Michigan, which has a statutory-provision similar to § 287.150, does not allow workers’ compensation liens to be reduced based upon a proportionate percentage of an employee’s fault. In Land v. George Schmidt Co., 333 N.W.2d 30 (Mich. App.1982), the court held that the employer was entitled to be reimbursed from any recovery against a third party for any amount paid or payable under workers’ compensation. The court held the statute did not permit a reduction for the employee’s comparative fault from the recovery against the third party. In short, the court held that under the statutory language there could be no reduction in the recovery from the third party prior to payment to the employer of the amount due under its subrogation right.
In Kochan v. Arcade Elec. Co., 160 Ill. App.3d 1, 111 Ill.Dec. 658, 660, 512 N.E.2d 1295, 1297 (Ill.App.1987), the Illinois Court of Appeals held that an employer has an absolute statutory right to recover the full amount of its compensation benefits paid to
Rogers contends that Jarvis, Land, and Kochan do not apply because the statutes involved are different from the Missouri statute. While the statutes are not identical, the meaning is the same — the employer is entitled to reimbursement for amounts paid to an employee for workers’ compensation benefits from any recovery against a third-party tortfeasor. The Missouri statute is the same. The courts in those cases held the statutory language granting the employer the right to recoup governed over the existence of comparative fault. This court finds the reasoning in Jarvis, Land, and Kochan to be persuasive.
Although the Supreme Court of Missouri adopted comparative fault, that does not amend the statute governing the rights of the employer to recoup compensation payments from a third-party tortfeasor. That right is governed by statute and under § 287.150 comparative fault plays no part in the amount due the employer.
The judgment is affirmed.
All concur.
. Section 287.150 allows an employer who has paid out workers’ compensation benefits to recover the costs and expenses from the proceeds paid by a third-party tortfeasor after deductions for the plaintiff’s costs and attorney fees.
. The sum of $23,752.97 was arrived at by dividing the total workers’ compensation benefits paid in the amount of $35,741.38 by $65,000.00 (the amount of the settlement with the third-party tortfeasor).

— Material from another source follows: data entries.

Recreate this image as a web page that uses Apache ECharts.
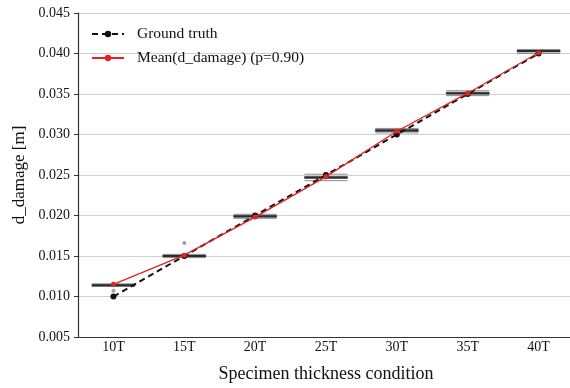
<!DOCTYPE html>
<html>
<head>
<meta charset="utf-8">
<script src="https://cdn.jsdelivr.net/npm/echarts@6/dist/echarts.min.js"></script>
<style>
  html, body { margin: 0; padding: 0; background: #fff; }
  #chart { width: 570px; height: 388px; }
</style>
</head>
<body>
<div id="chart"></div>
<script>
// categories and values
const categories = ['10T', '15T', '20T', '25T', '30T', '35T', '40T'];
const groundTruth = [0.010, 0.015, 0.020, 0.025, 0.030, 0.035, 0.040];
const meanDamage = [0.0115, 0.0151, 0.0198, 0.0248, 0.0304, 0.0351, 0.0401];
const medians = [0.0114, 0.0150, 0.0199, 0.0247, 0.0305, 0.0351, 0.0403];
const q1 = [0.01128, 0.01488, 0.01978, 0.02458, 0.03038, 0.03498, 0.04018];
const q3 = [0.01152, 0.01512, 0.02002, 0.02482, 0.03062, 0.03522, 0.04042];
const lowWhisker = [0.01125, 0.01480, 0.01965, 0.02430, 0.03020, 0.03480, 0.04000];
const highWhisker = [0.01155, 0.01520, 0.02015, 0.02510, 0.03075, 0.03540, 0.04050];
// outliers: [category index, value]
const outliers = [[0, 0.0107], [1, 0.0166]];
const yTicks = { min: 0.005, max: 0.045, step: 0.005 };

const serif = 'Liberation Serif';
const chart = echarts.init(document.getElementById('chart'));

const boxData = categories.map((_, i) => [lowWhisker[i], q1[i], medians[i], q3[i], highWhisker[i]]);

chart.setOption({
    animation: false,
    backgroundColor: '#fff',
    textStyle: { fontFamily: serif },
    grid: { left: 78, top: 13, width: 496, bottom: 51, outerBoundsMode: 'none', containLabel: false },
    legend: {
        data: ['Ground truth', 'Mean(d_damage) (p=0.90)'],
        orient: 'vertical',
        left: 86,
        top: 21,
        itemWidth: 32,
        itemHeight: 8,
        itemGap: 8,
        textStyle: { fontFamily: serif, fontSize: 15.5, color: '#111', padding: [0, 0, 0, 8] }
    },
    xAxis: {
        type: 'category',
        data: categories,
        name: 'Specimen thickness condition',
        nameLocation: 'middle',
        nameGap: 28,
        nameTextStyle: { fontFamily: serif, fontSize: 18, color: '#111' },
        axisLine: { lineStyle: { color: '#333', width: 1.2 } },
        axisTick: { alignWithLabel: true, length: 4, lineStyle: { color: '#333' } },
        axisLabel: { fontFamily: serif, fontSize: 14, color: '#111', margin: 3 },
        splitLine: { show: false }
    },
    yAxis: {
        type: 'value',
        min: yTicks.min,
        max: yTicks.max,
        interval: yTicks.step,
        name: 'd_damage [m]',
        nameLocation: 'middle',
        nameGap: 50,
        nameTextStyle: { fontFamily: serif, fontSize: 17, color: '#111' },
        axisLine: { show: true, lineStyle: { color: '#333', width: 1.2 } },
        axisTick: { show: true, length: 4, lineStyle: { color: '#333' } },
        axisLabel: { fontFamily: serif, fontSize: 14, color: '#111', margin: 8, formatter: v => v.toFixed(3) },
        splitLine: { show: true, lineStyle: { color: '#cfcfcf', width: 1 } }
    },
    series: [
        {
            name: 'box',
            type: 'boxplot',
            data: boxData,
            boxWidth: [43, 43],
            itemStyle: { color: '#c4c4c4', borderColor: '#8a8a8a', borderWidth: 1 },
            z: 2
        },
        {
            name: 'median',
            type: 'scatter',
            data: medians.map((v, i) => [i, v]),
            symbol: 'rect',
            symbolSize: [43, 2],
            itemStyle: { color: '#111' },
            z: 3
        },
        {
            name: 'outliers',
            type: 'scatter',
            data: outliers,
            symbolSize: 4,
            itemStyle: { color: '#888' },
            z: 3
        },
        {
            name: 'Ground truth',
            type: 'line',
            data: groundTruth.map((v, i) => [i, v]),
            symbol: 'circle',
            symbolSize: 6,
            lineStyle: { color: '#111', width: 2, type: [6, 4] },
            itemStyle: { color: '#111' },
            z: 4
        },
        {
            name: 'Mean(d_damage) (p=0.90)',
            type: 'line',
            data: meanDamage.map((v, i) => [i, v]),
            symbol: 'circle',
            symbolSize: 5,
            lineStyle: { color: '#e02424', width: 1.3 },
            itemStyle: { color: '#e02424' },
            z: 5
        }
    ]
});
</script>
</body>
</html>
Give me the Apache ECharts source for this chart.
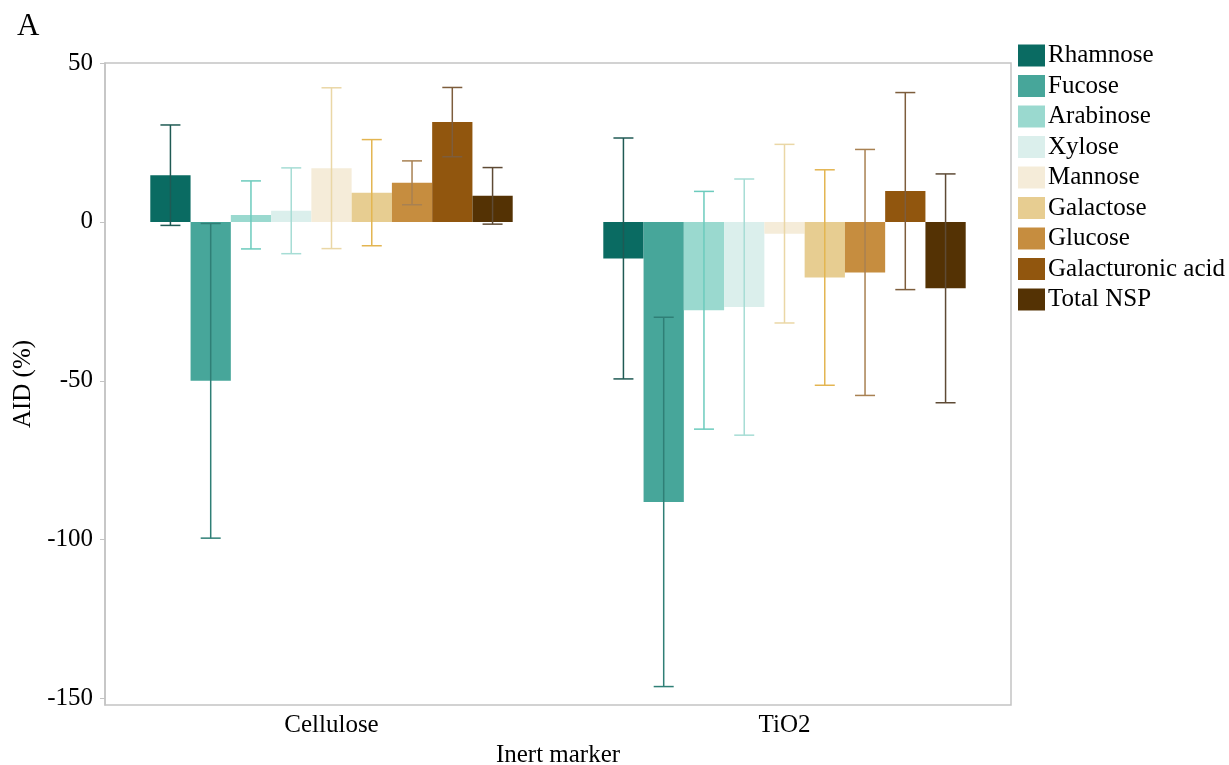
<!DOCTYPE html>
<html>
<head>
<meta charset="utf-8">
<script src="https://cdn.jsdelivr.net/npm/echarts@6/dist/echarts.min.js"></script>
<style>
  html, body {margin: 0; padding: 0; background: #fff;}
  #chart {width: 1229px; height: 765px;}
</style>
</head>
<body>
<div id="chart"></div>
<script>
const categories = ['Cellulose', 'TiO2'];
const sugars = ['Rhamnose', 'Fucose', 'Arabinose', 'Xylose', 'Mannose', 'Galactose', 'Glucose', 'Galacturonic acid', 'Total NSP'];
// mean AID (%) per sugar
const meanCellulose = [14.7, -50.0, 2.2, 3.5, 16.9, 9.2, 12.3, 31.4, 8.2];
const meanTiO2 = [-11.5, -88.1, -27.8, -26.8, -3.7, -17.5, -15.9, 9.7, -20.9];
// half length of error bars
const errCellulose = [15.8, 49.5, 10.7, 13.5, 25.3, 16.7, 6.9, 10.9, 8.9];
const errTiO2 = [37.9, 58.1, 37.4, 40.3, 28.1, 33.9, 38.7, 31.0, 36.0];
const yTicks = [-150, -100, -50, 0, 50];

const barColors = ['#0a6b62', '#47a69a', '#9ad9cf', '#dbefec', '#f5ecd9', '#e7cd91', '#c68d3f', '#91560e', '#543204'];
const errColors = ['#1f5a54', '#2f7f76', '#6ccbbd', '#a6ddd5', '#ead7a6', '#e3b551', '#a88152', '#7d5d3c', '#5e4a35'];

const serif = '"Liberation Serif", "Times New Roman", serif';
const chart = echarts.init(document.getElementById('chart'));

const bars = sugars.map((name, i) => ({
  name: name,
  type: 'bar',
  data: [meanCellulose[i], meanTiO2[i]],
  itemStyle: {color: barColors[i]},
  barGap: '0%',
  barCategoryGap: '20%',
  z: 2
}));

const errs = sugars.map((name, i) => ({
  name: name,
  type: 'custom',
  z: 5,
  data: [
    [0, meanCellulose[i] - errCellulose[i], meanCellulose[i] + errCellulose[i]],
    [1, meanTiO2[i] - errTiO2[i], meanTiO2[i] + errTiO2[i]]
  ],
  encode: {x: 0, y: [1, 2]},
  renderItem(params, api) {
    const lo = api.coord([api.value(0), api.value(1)]);
    const hi = api.coord([api.value(0), api.value(2)]);
    const band = api.size([1, 0])[0];
    const bw = band * 0.8 / sugars.length;
    const x = lo[0] + (i - (sugars.length - 1) / 2) * bw;
    const cap = 10;
    const style = {stroke: errColors[i], lineWidth: 1.5};
    return {
      type: 'group',
      children: [
        {type: 'line', shape: {x1: x, y1: lo[1], x2: x, y2: hi[1]}, style},
        {type: 'line', shape: {x1: x - cap, y1: lo[1], x2: x + cap, y2: lo[1]}, style},
        {type: 'line', shape: {x1: x - cap, y1: hi[1], x2: x + cap, y2: hi[1]}, style}
      ]
    };
  }
}));

chart.setOption({
  animation: false,
  textStyle: {fontFamily: serif},
  graphic: [{
    type: 'text', left: 17, top: 11,
    style: {text: 'A', font: '31px ' + serif, fill: '#000'}
  }],
  legend: {
    data: sugars,
    orient: 'vertical',
    left: 1018,
    top: 43,
    padding: 0,
    icon: 'rect',
    itemWidth: 27,
    itemHeight: 22,
    itemGap: 5.5,
    textStyle: {fontFamily: serif, fontSize: 25, color: '#000', padding: [0, 0, 0, -2]}
  },
  grid: {
    left: 105, right: 218, top: 63, bottom: 60,
    outerBoundsMode: 'none',
    containLabel: false,
    show: true, borderColor: '#c3c3c3', borderWidth: 1.5
  },
  xAxis: {
    type: 'category',
    data: categories,
    name: 'Inert marker',
    nameLocation: 'middle',
    nameGap: 32,
    nameTextStyle: {fontFamily: serif, fontSize: 25, color: '#000'},
    axisLine: {show: false},
    axisTick: {show: false},
    axisLabel: {fontFamily: serif, fontSize: 25, color: '#000', margin: 8}
  },
  yAxis: {
    type: 'value',
    min: -152,
    max: 50,
    name: 'AID (%)',
    nameLocation: 'middle',
    nameGap: 68,
    nameTextStyle: {fontFamily: serif, fontSize: 25, color: '#000'},
    splitLine: {show: false},
    axisLine: {show: true, lineStyle: {color: '#c3c3c3', width: 1.5}},
    axisTick: {show: true, length: 5, customValues: yTicks, lineStyle: {color: '#c3c3c3'}},
    axisLabel: {fontFamily: serif, fontSize: 25, color: '#000', margin: 12, customValues: yTicks}
  },
  series: bars.concat(errs)
});
</script>
</body>
</html>
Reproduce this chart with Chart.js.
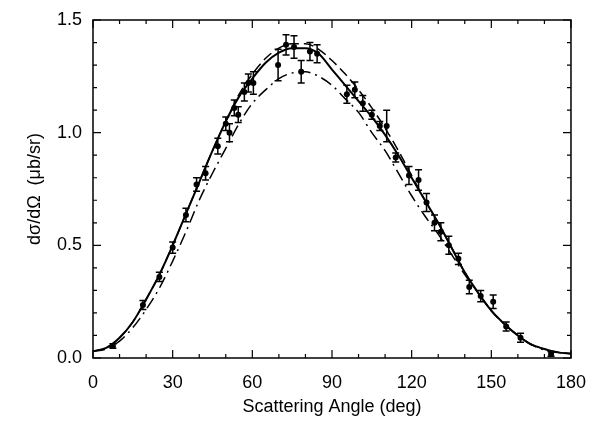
<!DOCTYPE html>
<html><head><meta charset="utf-8">
<script src="https://cdn.jsdelivr.net/npm/chart.js@4/dist/chart.umd.min.js"></script>
<style>html,body{margin:0;padding:0;background:#fff}#wrap{width:592px;height:422px}</style>
</head><body><div id="wrap"><canvas id="c" width="592" height="422"></canvas></div>
<script>
const dataAngle = [7.5, 18.8, 25, 30, 35, 39, 42.4, 47, 50, 51.4, 53.2, 54.7, 57, 58.5, 60.4, 69.7, 72.7, 75.7, 78.4, 81.7, 84.4, 95.6, 98.6, 101.6, 105, 108, 110.6, 114, 119, 122.6, 125.6, 128.6, 131, 134, 137.6, 141.7, 146, 150.7, 155.6, 161, 172.5];
const dataXsec = [0.053, 0.235, 0.36, 0.49, 0.635, 0.77, 0.82, 0.94, 1.04, 1.00, 1.11, 1.08, 1.18, 1.22, 1.22, 1.30, 1.39, 1.38, 1.27, 1.36, 1.35, 1.17, 1.19, 1.13, 1.08, 1.03, 1.03, 0.89, 0.81, 0.79, 0.69, 0.60, 0.56, 0.50, 0.44, 0.315, 0.275, 0.25, 0.14, 0.09, 0.018];
const dataErr = [0.01, 0.02, 0.02, 0.025, 0.03, 0.03, 0.03, 0.035, 0.03, 0.04, 0.035, 0.035, 0.04, 0.04, 0.05, 0.07, 0.045, 0.05, 0.05, 0.04, 0.04, 0.04, 0.035, 0.035, 0.02, 0.02, 0.07, 0.02, 0.04, 0.045, 0.04, 0.035, 0.04, 0.04, 0.025, 0.03, 0.025, 0.03, 0.02, 0.02, 0.01];

const curveAngle = [0,5,10,15,20,25,30,35,40,45,50,55,60,65,70,75,80,85,90,95,100,105,110,115,120,125,130,135,140,145,150,155,160,165,170,175,180];
const solidCurve = [0.03,0.045,0.09,0.16,0.26,0.37,0.50,0.64,0.78,0.92,1.05,1.16,1.24,1.31,1.355,1.375,1.375,1.35,1.28,1.21,1.14,1.07,0.99,0.90,0.80,0.70,0.60,0.49,0.38,0.29,0.21,0.15,0.10,0.06,0.04,0.025,0.02];
const dashedCurve = [0.03,0.045,0.09,0.16,0.26,0.37,0.50,0.64,0.78,0.92,1.05,1.17,1.26,1.33,1.375,1.395,1.395,1.37,1.32,1.26,1.19,1.11,1.02,0.92,0.81,0.70,0.60,0.49,0.38,0.29,0.21,0.15,0.10,0.06,0.04,0.025,0.02];
const dashDotCurve = [0.03,0.04,0.075,0.135,0.215,0.31,0.43,0.56,0.70,0.82,0.93,1.04,1.13,1.19,1.24,1.265,1.27,1.25,1.21,1.15,1.09,1.00,0.92,0.82,0.72,0.63,0.55,0.46,0.37,0.29,0.21,0.15,0.10,0.06,0.035,0.025,0.02];

const xTicks = [0,30,60,90,120,150,180];
const yTicks = [0.0,0.5,1.0,1.5];

const pts = dataAngle.map((x,i)=>({x, y:dataXsec[i]}));
const mk = arr => curveAngle.map((x,i)=>({x, y:arr[i]}));

const FONT = "'Liberation Sans', Arial, Helvetica, sans-serif";

const framePlugin = {
  id:'frame',
  afterDatasetsDraw(chart){
    const {ctx, chartArea:a, scales:{x,y}} = chart;
    ctx.save();
    ctx.strokeStyle='#000'; ctx.lineWidth=1.5;
    dataAngle.forEach((ang,i)=>{
      const px=x.getPixelForValue(ang);
      const p1=y.getPixelForValue(dataXsec[i]-dataErr[i]);
      const p2=y.getPixelForValue(dataXsec[i]+dataErr[i]);
      ctx.beginPath();
      ctx.moveTo(px,p1);ctx.lineTo(px,p2);
      ctx.moveTo(px-3.5,p1);ctx.lineTo(px+3.5,p1);
      ctx.moveTo(px-3.5,p2);ctx.lineTo(px+3.5,p2);
      ctx.stroke();
    });
    ctx.lineWidth=1.5;
    ctx.strokeRect(a.left,a.top,a.right-a.left,a.bottom-a.top);
    ctx.lineWidth=1.2;
    ctx.beginPath();
    for(let v=0; v<=180; v+=10){
      const px=x.getPixelForValue(v);
      const L = (v%30===0)?8:4;
      ctx.moveTo(px,a.bottom);ctx.lineTo(px,a.bottom-L);
      ctx.moveTo(px,a.top);ctx.lineTo(px,a.top+L);
    }
    for(let k=0;k<=15;k++){
      const py=y.getPixelForValue(k/10);
      const L = (k%5===0)?8:4;
      ctx.moveTo(a.left,py);ctx.lineTo(a.left+L,py);
      ctx.moveTo(a.right,py);ctx.lineTo(a.right-L,py);
    }
    ctx.stroke();
    ctx.restore();
  }
};

new Chart(document.getElementById('c'),{
  type:'scatter',
  data:{datasets:[
    {data:pts, showLine:false, pointRadius:3, pointBackgroundColor:'#000', pointBorderColor:'#000', pointBorderWidth:0},
    {data:mk(solidCurve), showLine:true, pointRadius:0, borderColor:'#000', borderWidth:2, tension:0.4, cubicInterpolationMode:'monotone'},
    {data:mk(dashedCurve), showLine:true, pointRadius:0, borderColor:'#000', borderWidth:1.5, borderDash:[10,5], tension:0.4, cubicInterpolationMode:'monotone'},
    {data:mk(dashDotCurve), showLine:true, pointRadius:0, borderColor:'#000', borderWidth:1.5, borderDash:[12,5,2,5], tension:0.4, cubicInterpolationMode:'monotone'}
  ]},
  options:{
    responsive:false, animation:false,
    layout:{padding:{top:20,right:19,left:24,bottom:0}},
    plugins:{legend:{display:false}, tooltip:{enabled:false}},
    scales:{
      x:{type:'linear', min:0, max:180,
        afterBuildTicks(s){ s.ticks = xTicks.map(v=>({value:v})); },
        afterFit(s){ s.height = 64; },
        grid:{display:false}, border:{display:false},
        ticks:{color:'#000', font:{family:FONT,size:18}, padding:6, maxRotation:0},
        title:{display:true, text:'Scattering Angle (deg)', color:'#000', font:{family:FONT,size:18}, padding:{top:0,bottom:4}}
      },
      y:{type:'linear', min:0, max:1.5,
        afterBuildTicks(s){ s.ticks = yTicks.map(v=>({value:v})); },
        afterFit(s){ s.width = 69; },
        grid:{display:false}, border:{display:false},
        ticks:{color:'#000', font:{family:FONT,size:18}, padding:3, callback:v=>Number(v).toFixed(1)},
        title:{display:true, text:'dσ/dΩ  (μb/sr)', color:'#000', font:{family:FONT,size:18}, padding:{top:0,bottom:4}}
      }
    }
  },
  plugins:[framePlugin]
});
</script></body></html>
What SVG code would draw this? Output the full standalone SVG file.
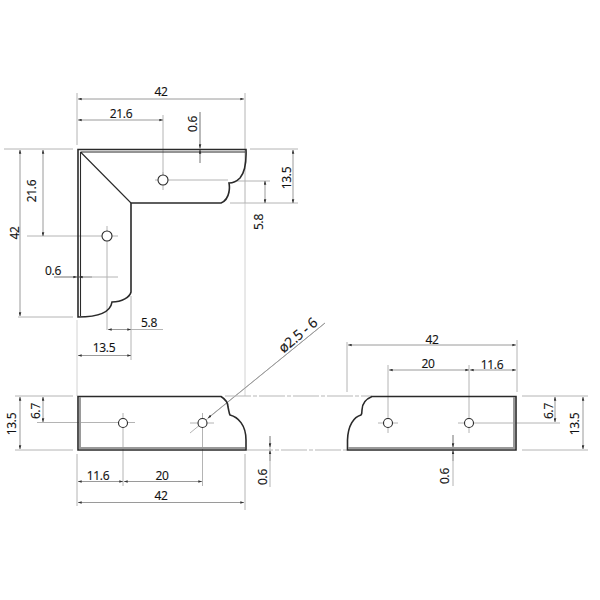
<svg xmlns="http://www.w3.org/2000/svg" width="600" height="600" viewBox="0 0 600 600">
<defs>
<marker id="a" viewBox="0 0 6 4" refX="5.5" refY="2" markerWidth="4" markerHeight="3" orient="auto-start-reverse"><path d="M0 0L6 2L0 4Z" fill="#333"/></marker>
</defs>
<style>
.p{fill:none;stroke:#2a2a2a;stroke-width:1.6;stroke-linejoin:miter}
.t{fill:none;stroke:#2a2a2a;stroke-width:1.1}
.g{fill:#9a9a9a;stroke:none}
.h{fill:#fff;stroke:#2a2a2a;stroke-width:1.1}
.e{stroke:#b4b4b4;stroke-width:1;fill:none}
.l{stroke:#d2d2d2;stroke-width:1;fill:none}
.d{stroke:#9a9a9a;stroke-width:1;fill:none;marker-start:url(#a);marker-end:url(#a)}
.s{stroke:#9a9a9a;stroke-width:1;fill:none;marker-end:url(#a)}
.c{stroke:#b8b8b8;stroke-width:1.2;stroke-dasharray:26 2 4 2;fill:none}
text{font-family:"Open Sans","Noto Sans","DejaVu Sans",sans-serif;font-size:12px;letter-spacing:-.3px;fill:#111;stroke:#111;stroke-width:.15;text-anchor:middle}
</style>
<g id="connectors">
<path class="e" d="M77 93V145M245 93V203M163 115V180"/>
<path class="l" d="M245 203V396M77 320V396"/>
<path class="e" d="M4 149H73M18 317H73M250 149H298M236 181H270M230 203H298M27 236H118M107 226V296M107 296V330M131 296V360M155 180H228M163 172V190M54 277H118"/>
<path class="e" d="M200 112V163"/>
<path class="d" d="M78 99H244"/>
<path class="d" d="M78 120H163"/>
<path class="d" d="M20 150V316"/>
<path class="d" d="M43 150V236"/>
<path class="d" d="M293 150V203"/>
<path class="d" d="M265 181V203"/>
<path class="d" d="M78 355.500H131"/>
<path class="d" d="M108 329.500H131"/>
<path class="e" d="M131 329.500H163"/>
<path class="s" d="M200 112V148"/>
<path class="s" d="M200 163V150"/>
<path class="s" d="M54 277H77"/>
<path class="s" d="M92 277H79"/>
<path class="e" d="M15 396H73M15 450H73M37 422.500H135M123 413V486M77 454V506M245 454V510M202.500 413V486M190 423H214"/>
<path class="d" d="M20 397V449"/>
<path class="d" d="M43 397V422"/>
<path class="d" d="M78 481.500H123"/>
<path class="d" d="M124 481.500H202"/>
<path class="d" d="M78 502.500H244"/>
<path class="e" d="M270 436V487"/>
<path class="s" d="M270 436V447"/>
<path class="s" d="M270 461V450.500"/>
<path class="e" d="M190 433L325 323"/>
<path class="s" d="M325 323L208 418"/>
<path class="c" d="M225 396H372M247 450H347"/>
<path class="e" d="M347 342V392M388 365V433M469 365V433M517 340V392M378 423H398M458 423H480M480 423H560M522 396H588M522 450H588M453 435V486"/>
<path class="d" d="M348 345H516"/>
<path class="d" d="M389 370H469"/>
<path class="d" d="M470 370H516"/>
<path class="d" d="M555 397V422"/>
<path class="d" d="M583 397V449"/>
<path class="s" d="M453 435V447"/>
<path class="s" d="M453 461V450.500"/>
</g>
<g id="corner-top">
<path class="p" d="M78 149.500H246C246.500 162 245 172 240 178C237 181 233 183 229 183C230 188 229 191 229 192C228 197 226 201 221 203H131V292C130 297 122 302 112 302C111 309 104 317 78 317Z"/>
<path class="t" d="M80.500 152H245M80.500 152V316M80.500 152L131 203"/>
<circle class="h" cx="163" cy="180" r="5"/>
<circle class="h" cx="107" cy="236" r="5"/>
</g>
<g id="side-left">
<path class="p" d="M78 396.500H221C225 399 228 403 228 407C229 411 229 413 230 415C238 417 246 425 246 440V450H78Z"/>
<path class="g" d="M79 397H81V447H245V449H79Z"/>
<circle class="h" cx="123" cy="423" r="4.500"/>
<circle class="h" cx="202.500" cy="423" r="4.500"/>
</g>
<g id="side-right">
<path class="p" d="M516 396.500H372C366 399 362 404 362 410C362 413 362 414 361 415C354 417 348 425 347.500 440V450H516Z"/>
<path class="g" d="M515 397H513V447H348V449H515Z"/>
<circle class="h" cx="388" cy="423" r="4.500"/>
<circle class="h" cx="469" cy="423" r="4.500"/>
</g>
<g id="labels">
<text x="161" y="96">42</text>
<text x="121" y="118">21.6</text>
<text transform="translate(197 124) rotate(-90)">0.6</text>
<text transform="translate(36 191) rotate(-90)">21.6</text>
<text transform="translate(19 233) rotate(-90)">42</text>
<text x="53" y="275">0.6</text>
<text transform="translate(291 178) rotate(-90)">13.5</text>
<text transform="translate(263 222) rotate(-90)">5.8</text>
<text x="149" y="327">5.8</text>
<text x="104" y="352">13.5</text>
<text transform="translate(301 339) rotate(-40)" style="font-size:14px">ø2.5 - 6</text>
<text x="432" y="344">42</text>
<text x="428" y="368">20</text>
<text x="492" y="369">11.6</text>
<text transform="translate(40 411) rotate(-90)">6.7</text>
<text transform="translate(16 424) rotate(-90)">13.5</text>
<text x="98" y="480">11.6</text>
<text x="162" y="480">20</text>
<text x="161" y="500">42</text>
<text transform="translate(267 477) rotate(-90)">0.6</text>
<text transform="translate(449 476) rotate(-90)">0.6</text>
<text transform="translate(553 411) rotate(-90)">6.7</text>
<text transform="translate(579 424) rotate(-90)">13.5</text>
</g>
</svg>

The resulting sum is multiplied by $21,802.38 (the amount of Rogers’ costs and attorney fees) which equals $11,988.42 and represents the amount assessed to the employer for his share of expenses in effecting recovery. The $11,988.42 is deducted from the total workers’ compensation benefits expenditures and results in a net recovery under the Ruediger formula in the amount of $23,752.97.
. Jarvis was decided after the adoption of comparative negligence by the Supreme Court of California in Li v. Yellow Cab, 13 Cal.3d 804, 119 Cal.Rptr. 858, 532 P.2d 1226 (1975).